Jemma Purdey dalam Kekerasan Anti-Tionghoa di Indonesia 1996-1999 (2013) menjelaskan, munculnya sentimen rasial terhadap masyarakat keturunan Tionghoa karena ada stereotip bahwa mereka patut dibenci. Masyarakat banyak yang menggap mereka kaya raya karena dekat dengan penguasa Soeharto. Salah satu tokoh yang melekat dengan deskripsi itu adalah Sudono Salim.
Perusahaan para cukong dan keluarga Soeharto merupakan sasaran utama pembakaran dan penjarahan. Bank Central Asia milik Liem Sioe Liong merupakan objek serangan utama, tulis Ricklefs, dikutip Kamis (1/6/2023).
Menurut Richard Borsuk dan Nancy Chng, sebagai target amukan massa, Sudono Salim, istri, dan beberapa anaknya berada dalam nasib yang menguntungkan. Sebab, pada saat itu mereka sedang di Amerika Serikat (AS). Diketahui, Salim mengunjungi AS untuk melakukan operasi mata.
Di Jakarta, hanya ada Anthony Salim yang bekerja di Wisma Indocement, Jl. Sudirman. Saat itu, Anthony bahkan sampai tidak berani pulang ke rumah bapaknya di kawasan Roxy, Jakarta Pusat. Sebab, kerusuhan massa juga menyasar permukiman masyarakat Tionghoa. Dikhawatirkan, jika Anthony berdiam diri di rumah, ia bisa terbunuh.
Prediksi itu kemudian benar terjadi.

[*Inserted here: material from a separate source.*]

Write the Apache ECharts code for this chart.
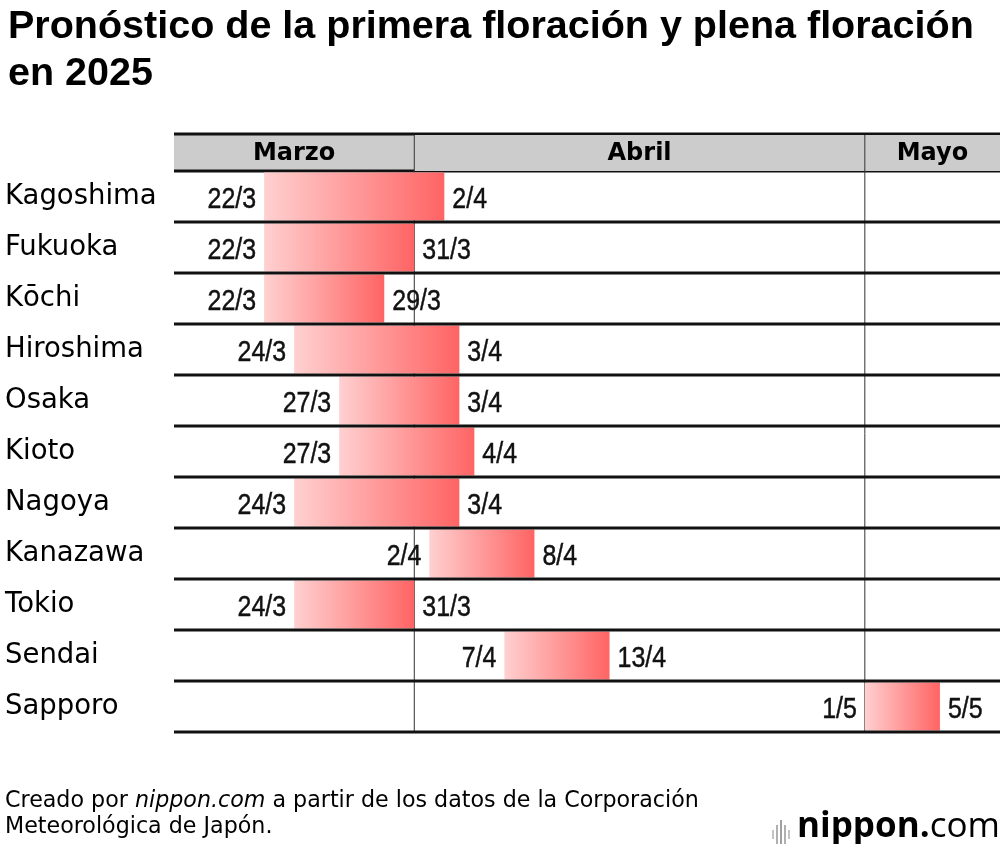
<!DOCTYPE html>
<html><head><meta charset="utf-8">
<script src="https://cdn.jsdelivr.net/npm/echarts@6/dist/echarts.min.js"></script>
<style>html,body{margin:0;padding:0;background:#fff}#c{width:1000px;height:844px}</style>
</head><body><div id="c"></div>
<script>
const cities = ['Kagoshima','Fukuoka','Kōchi','Hiroshima','Osaka','Kioto','Nagoya','Kanazawa','Tokio','Sendai','Sapporo'];
const firstBloom = ['22/3','22/3','22/3','24/3','27/3','27/3','24/3','2/4','24/3','7/4','1/5'];
const fullBloom  = ['2/4','31/3','29/3','3/4','3/4','4/4','3/4','8/4','31/3','13/4','5/5'];
const months = ['Marzo','Abril','Mayo'];
const monthNums = [3,4,5];
const axisStart = '16/3';
const axisEnd = '10/5';

const DAY = 86400000;
function ts(s){const [d,m]=s.split('/').map(Number);return Date.UTC(2025,m-1,d);}
const NUMFONT = "'Liberation Sans',Arial,sans-serif";
const BASEFONT = "'Liberation Sans',Helvetica,Arial,sans-serif";
const WIDEFONT = "'DejaVu Sans',sans-serif";

const barData = cities.map((c,i)=>[ts(firstBloom[i]), ts(fullBloom[i])+DAY, i]);
const monthData = monthNums.map(m=>[Date.UTC(2025,m-1,1), Date.UTC(2025,m,1)]);
const rowData = cities.map((c,i)=>[0,i]);

const chart = echarts.init(document.getElementById('c'));
chart.setOption({
  animation:false,
  backgroundColor:'#fff',
  grid:{left:174,right:0,top:171,bottom:112,containLabel:false},
  xAxis:{type:'time',min:ts(axisStart),max:ts(axisEnd),show:false},
  yAxis:{type:'category',data:cities,inverse:true,
    axisLine:{show:false},axisTick:{show:false},splitLine:{show:false},
    axisLabel:{show:true,align:'left',margin:169,color:'#000',fontFamily:WIDEFONT,fontSize:27.5,fontWeight:'normal'}},
  title:[
    {text:'Pronóstico de la primera floración y plena floración\nen 2025',left:3,top:-1,
     textStyle:{fontFamily:BASEFONT,fontSize:39.5,fontWeight:'bold',color:'#000',lineHeight:47}},
  ],
  graphic:[
    {type:'text',left:5,top:790,style:{
      text:'{n|Creado por }{i|nippon.com}{n| a partir de los datos de la Corporación}\n{n|Meteorológica de Japón.}',
      rich:{n:{fontFamily:WIDEFONT,fontSize:22.2,color:'#000',lineHeight:26},
            i:{fontFamily:WIDEFONT,fontSize:22.2,fontStyle:'italic',color:'#000',lineHeight:26}}}},
    {type:'group',left:772,top:810,children:[
      {type:'rect',shape:{x:0,y:10,width:2,height:9},style:{fill:'#c4c4c4'}},
      {type:'rect',shape:{x:4,y:5,width:2,height:19},style:{fill:'#b0b0b0'}},
      {type:'rect',shape:{x:8,y:0,width:2,height:29},style:{fill:'#a0a0a0'}},
      {type:'rect',shape:{x:12,y:5,width:2,height:19},style:{fill:'#b0b0b0'}},
      {type:'rect',shape:{x:16,y:10,width:2,height:9},style:{fill:'#c4c4c4'}},
      {type:'text',x:25,y:-10,style:{
        text:'{a|nippon}{b|.}{c|com}',
        rich:{a:{fontFamily:"'Open Sans',sans-serif",fontSize:35,fontWeight:'bold',color:'#6a6a6a'},
              b:{fontFamily:"'Open Sans',sans-serif",fontSize:35,fontWeight:'bold',color:'#e60012'},
              c:{fontFamily:"'Open Sans',sans-serif",fontSize:35,fontWeight:'normal',color:'#8a8a8a'}}}}
    ]}
  ],
  series:[
    { // month header and vertical month lines
      type:'custom',z:1,clip:false,data:monthData,
      renderItem(params,api){
        const cs=params.coordSys;
        const i=params.dataIndex;
        let x0=api.coord([api.value(0),0])[0];
        let x1=api.coord([api.value(1),0])[0];
        const L=cs.x,R=cs.x+cs.width;
        const left=Math.max(L,x0), right=Math.min(R,x1);
        const top=cs.y-36;
        const ch=[
          {type:'rect',shape:{x:left,y:top,width:right-left,height:36},style:{fill:'#cccccc'}},
          {type:'text',style:{text:months[i],x:(left+right)/2,y:top+19,align:'center',verticalAlign:'middle',
            font:"bold 24px "+WIDEFONT,fill:'#000'}},
        ];
        if(x0>L){
          ch.push({type:'line',shape:{x1:x0,y1:top,x2:x0,y2:cs.y+cs.height},style:{stroke:'#333',lineWidth:1}});
        }
        if(i===0){
          ch.push({type:'line',shape:{x1:L,y1:top-1,x2:R,y2:top-1},style:{stroke:'#111',lineWidth:3}});
          ch.push({type:'line',shape:{x1:L,y1:cs.y,x2:R,y2:cs.y},style:{stroke:'#111',lineWidth:3}});
        }
        return {type:'group',children:ch};
      }
    },
    { // bloom bars
      type:'custom',z:2,clip:false,data:barData,
      renderItem(params,api){
        const i=params.dataIndex;
        const s=api.coord([api.value(0),api.value(2)]);
        const e=api.coord([api.value(1),api.value(2)]);
        const h=api.size([0,1])[1];
        const txt=(t,x,al)=>({type:'text',x:x,y:s[1]+3,scaleX:0.86,style:{text:t,x:0,y:0,align:al,verticalAlign:'middle',
            font:"29px "+NUMFONT,fill:'#111',stroke:'#111',lineWidth:0.45}});
        return {type:'group',children:[
          {type:'rect',shape:{x:s[0],y:s[1]-h/2+1.5,width:e[0]-s[0],height:h-3},
           style:{fill:new echarts.graphic.LinearGradient(0,0,1,0,[{offset:0,color:'#ffd0d0'},{offset:1,color:'#ff6464'}])}},
          txt(firstBloom[i],s[0]-8,'right'),
          txt(fullBloom[i],e[0]+8,'left')
        ]};
      }
    },
    { // row separators
      type:'custom',z:3,clip:false,data:rowData,
      renderItem(params,api){
        const cs=params.coordSys;
        const c=api.coord([cs.x,api.value(1)]);
        const h=api.size([0,1])[1];
        const y=c[1]+h/2;
        return {type:'line',shape:{x1:cs.x,y1:y,x2:cs.x+cs.width,y2:y},style:{stroke:'#111',lineWidth:3}};
      }
    }
  ]
});
</script></body></html>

Pada 14 Mei pagi, Anthony menerima kabar kalau rumah bapaknya didatangi sekelompok pemuda bertampang sangar, bersenjatakan jerigen bahan bakar, dan perkakas. Mereka ingin masuk ke rumah mewah Liem.
Anthony tak berkutik. Dia memerintahkan satpam untuk mempersilahkan massa masuk merusak rumahnya, ketimbang dihadang dan terjadi pertumpahan darah.
Dalam sekejap, seluruh mobil di garasi terbakar, termasuk juga seisi rumah. Mereka membakar furnitur, mencopot lukisan, dan mengobrak-abrik kamar. Bahkan, mereka mencoret-coret rumah dengan kata-kata tidak pantas, tutur Anthony kepada Richard Borsuk dan Nancy Chng.
Setelah beberapa menit melakukan itu, kediaman Salim langsung terbakar. Di jalanan, foto Salim dilempari batu dan dibakar oleh massa yang marah (Kompas, 15 Mei 1998).
Melihat situasi Jakarta yang sangat parah, Anthony langsung berangkat menuju Singapura dengan jet pribadi.
Kerajaan Bisnis Runtuh
Setelah kerusuhan mereda dan Soeharto lengser, BCA mengalami kerugian paling parah. Tercatat, sebanyak 122 cabang rusak. Secara rinci, 17 kantor terbakar habis, 26 cabang dirusak dan dijarah, dan 75 cabang rusak tetapi tidak dijarah. Lalu, ada 150 ATM yang dirusak dan diambil uang tunainya hingga menelan kerugian Rp3 miliar.
Selain BCA, Indofood juga mendapat serangan. Pabrik di Solo dijarah dan dibakar hingga menelan kerugian Rp42 miliar. Pusat distribusinya di Tangerang juga hancur dijarah massa. Hanya Indocement yang masih bisa bertahan.
Seminggu setelah Soeharto lengser pada 21 Mei 1998, BCA diambil alih oleh pemerintah karena kondisi keuangannya semakin berdarah-darah tak tertolong. Pemerintah lewat Badan Penyehatan Perbankan Nasional (BPPN) resmi menjadikan BCA sebagai BTO (Bank Taken Over). Pengambilalihan ini bertujuan untuk menolong BCA agar tidak jatuh terlalu dalam.
Sejak itulah, BCA tidak lagi menjadi milik keluarga Salim. Richard Borsuk dan Nancy Chng menyebut untuk menghidupi kembali mesin-mesin kekayaan, Salim hanya mengandalkan Indofood.
Kini, 25 tahun setelah kejadian memilukan itu, bisnis keluarga Salim mulai berjaya. Bisnisnya pun tidak hanya Indofood, tetapi juga merambah sektor migas, konstruksi, dan perbankan.